Another of Gerry’s pastime brainstorms was collecting leaves in the fall – from the catalpa and oak trees in front of my house and the varied color maple trees up and down the block -- and putting them in paper bags from the two local department stores on Lincoln Avenue – Wieboldt’s and Goldblatt’s – and then walking into those stores with our loaded bags. We’d go into the pay phone booths and leave a bag in each, and while walking home, construct elaborate stories about harried shoppers pausing to make a call, who upon discovering the closed bag left behind by some other equally harried shopper would surreptitiously carry their illicitly acquired extra “gifts” home, only to arrive and discover disappointedly that a bag of leaves was all they had acquired! What delicious and juvenile fun we had!

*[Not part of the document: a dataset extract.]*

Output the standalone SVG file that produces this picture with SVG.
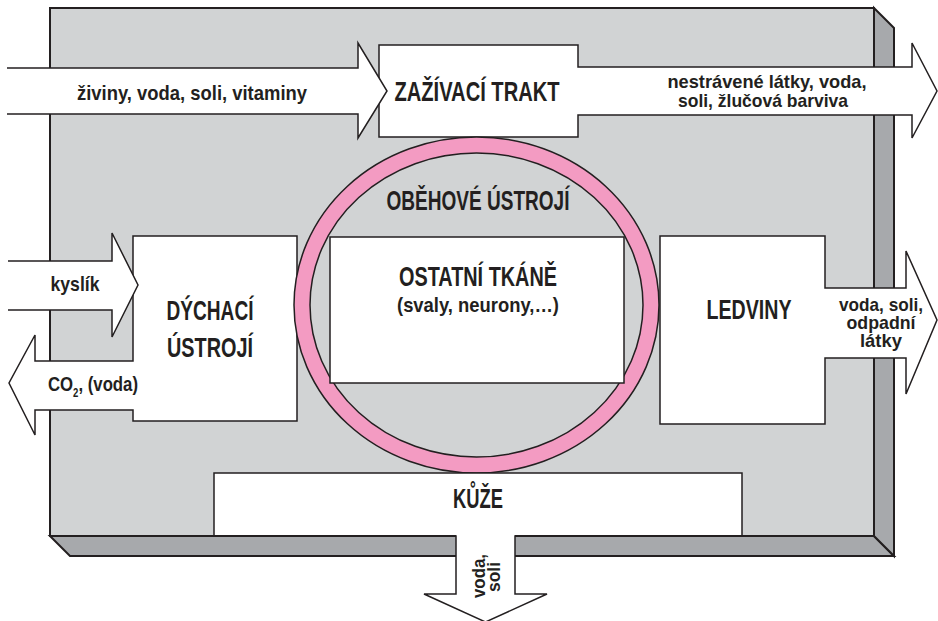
<svg xmlns="http://www.w3.org/2000/svg" width="938" height="621" viewBox="0 0 938 621">
<style>
.edge{stroke:#231f20;stroke-width:2;stroke-linejoin:miter}
.box{fill:#ffffff;stroke:#231f20;stroke-width:1.5;stroke-linejoin:miter}
.t{font-family:'Liberation Sans',Arial,sans-serif;font-weight:700;fill:#231f20}
.big{font-size:28px}
.sm{font-size:21px}
.xs{font-size:19px}
</style>
<rect x="0" y="0" width="938" height="621" fill="#ffffff"/>
<g id="panel">
  <polygon class="edge" points="50,536 70,556 894,556 874,536" fill="#a7a9ac"/>
  <polygon class="edge" points="874,8 894,28 894,556 874,536" fill="#a7a9ac"/>
  <rect class="edge" x="50" y="8" width="824" height="528" fill="#d1d3d4"/>
</g>
<g id="zazivaci">
  <path class="box" d="M379,45 H578 V67 H912 V43 L937,91 L912,138 V115 H578 V137 H379 Z"/>
  <text class="t big" x="477" y="101" text-anchor="middle" textLength="165" lengthAdjust="spacingAndGlyphs">ZAŽÍVACÍ TRAKT</text>
  <text class="t xs" x="767" y="88" text-anchor="middle" textLength="199" lengthAdjust="spacingAndGlyphs">nestrávené látky, voda,</text>
  <text class="t xs" x="763" y="107" text-anchor="middle" textLength="170" lengthAdjust="spacingAndGlyphs">soli, žlučová barviva</text>
</g>
<g id="dychaci">
  <path class="box" d="M133,236 H297 V421 H133 V410 H35 V435 L9,383 L35,335 V361 H133 Z"/>
  <text class="t big" x="210" y="320" text-anchor="middle" textLength="87" lengthAdjust="spacingAndGlyphs">DÝCHACÍ</text>
  <text class="t big" x="210" y="357" text-anchor="middle" textLength="86" lengthAdjust="spacingAndGlyphs">ÚSTROJÍ</text>
  <text class="t sm" x="48" y="391" textLength="90" lengthAdjust="spacingAndGlyphs">CO<tspan font-size="12" dy="6">2</tspan><tspan dy="-6">, (voda)</tspan></text>
</g>
<g id="obehove">
  <ellipse cx="476.5" cy="305" rx="174.5" ry="160" fill="none" stroke="#f39bc2" stroke-width="16"/>
  <ellipse cx="476.5" cy="305" rx="182.5" ry="168" fill="none" stroke="#231f20" stroke-width="1.5"/>
  <ellipse cx="476.5" cy="305" rx="166.5" ry="152" fill="none" stroke="#231f20" stroke-width="1.5"/>
  <text class="t big" x="478" y="210" text-anchor="middle" textLength="183" lengthAdjust="spacingAndGlyphs">OBĚHOVÉ ÚSTROJÍ</text>
</g>
<g id="ostatni">
  <rect class="box" x="330" y="237" width="294" height="146"/>
  <text class="t big" x="478" y="286" text-anchor="middle" textLength="158" lengthAdjust="spacingAndGlyphs">OSTATNÍ TKÁNĚ</text>
  <text class="t sm" x="478" y="312" text-anchor="middle" textLength="162" lengthAdjust="spacingAndGlyphs">(svaly, neurony,…)</text>
</g>
<g id="ledviny">
  <path class="box" d="M660,236 H825 V288 H906 V251 L937,320 L906,394 V358 H825 V424 H660 Z"/>
  <text class="t big" x="749" y="319" text-anchor="middle" textLength="85" lengthAdjust="spacingAndGlyphs">LEDVINY</text>
  <text class="t xs" x="881" y="311" text-anchor="middle" textLength="84" lengthAdjust="spacingAndGlyphs">voda, soli,</text>
  <text class="t xs" x="881" y="329" text-anchor="middle" textLength="69" lengthAdjust="spacingAndGlyphs">odpadní</text>
  <text class="t xs" x="881" y="347" text-anchor="middle" textLength="42" lengthAdjust="spacingAndGlyphs">látky</text>
</g>
<g id="kuze">
  <path class="box" d="M214,473 H742 V536 H515 V594 H547 L485.5,622 L424,594 H456 V536 H214 Z"/>
  <line x1="214" y1="536" x2="456" y2="536" class="edge"/>
  <line x1="515" y1="536" x2="742" y2="536" class="edge"/>
  <text class="t big" x="478" y="508" text-anchor="middle" textLength="50" lengthAdjust="spacingAndGlyphs">KŮŽE</text>
  <text class="t xs" transform="translate(485,576) rotate(-90)" text-anchor="middle" textLength="44" lengthAdjust="spacingAndGlyphs">voda,</text>
  <text class="t xs" transform="translate(500,577) rotate(-90)" text-anchor="middle" textLength="30" lengthAdjust="spacingAndGlyphs">soli</text>
</g>
<g id="connectors">
  <g id="in-food">
    <path class="box" d="M7,68 H358 V43 L387,91 L358,138 V114 H7"/>
    <text class="t sm" x="192" y="100" text-anchor="middle" textLength="230" lengthAdjust="spacingAndGlyphs">živiny, voda, soli, vitaminy</text>
  </g>
  <g id="in-oxygen">
    <path class="box" d="M8,261 H112 V233 L138,285 L112,337 V310 H8"/>
    <text class="t sm" x="75" y="291" text-anchor="middle" textLength="49" lengthAdjust="spacingAndGlyphs">kyslík</text>
  </g>
</g>
</svg>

Then one day, Gerry announced his latest and most audacious plan. We would go down the block to the grocery store on the corner and each shoplift some item. I was aghast at this thought! I had been raised with weekly church services and Sunday School attendance and certainly knew that stealing was wrong, but my first hardcore experience with peer pressure was not one I could stand up against, so with much trepidation and fear, I accompanied him to the store, where I picked out a candy bar or two to pay for and stuck a can of shaving cream inside my coat. Knowing I was going to get caught but still unable to stop myself, I followed Gerry to the checkout counter where I was personally known by the owner’s wife, and we each paid for our “purchases” and left with both our purchased and non-purchased items.
What a relief! I had made it outside. We ran down the block to the alley by our houses and I quickly sprayed the shaving foam onto the St. Andrews gymnasium wall and discarded the empty can into a nearby garbage can, anxious to be rid of the incriminating evidence. I was a nervous wreck but couldn’t let Gerry know, of course. I made some lame excuse that I had to go home and did so, going to my room and pretending to be engrossed in some long-forgotten activity, while my insides churned with fear that the doorbell would soon ring and Mrs. Store Owner would announce to my Mom and the world at-large that a master criminal resided within this apartment.
Hours later, uncaught and un-condemned, and realizing I had probably successfully accomplished the dastardly crime, I was overcome with relief -- which quickly gave way to overwhelming self-loathing for what I had done. I knew it was wrong. I had been raised better than that action showed. Gerry and I never discussed this event, never replicated it, and I never heard him brag about it to friends, so perhaps he, too, felt ashamed of our transgression. I thought of paying secretly or outwardly for the can of shaving cream, but I did not have that vast a sum of money at my disposal. I would like to report to you that I confessed my transgression to my parents and somehow made amends for my wrongdoing, but I didn’t. However, I did promise myself to never permit myself to be placed in such a compromising position again, and to this day I can report that I have never stolen another thing in my life.
And I guess, in retrospect, the fact that I have kept that secret promise is some small evidence of a lesson well learned.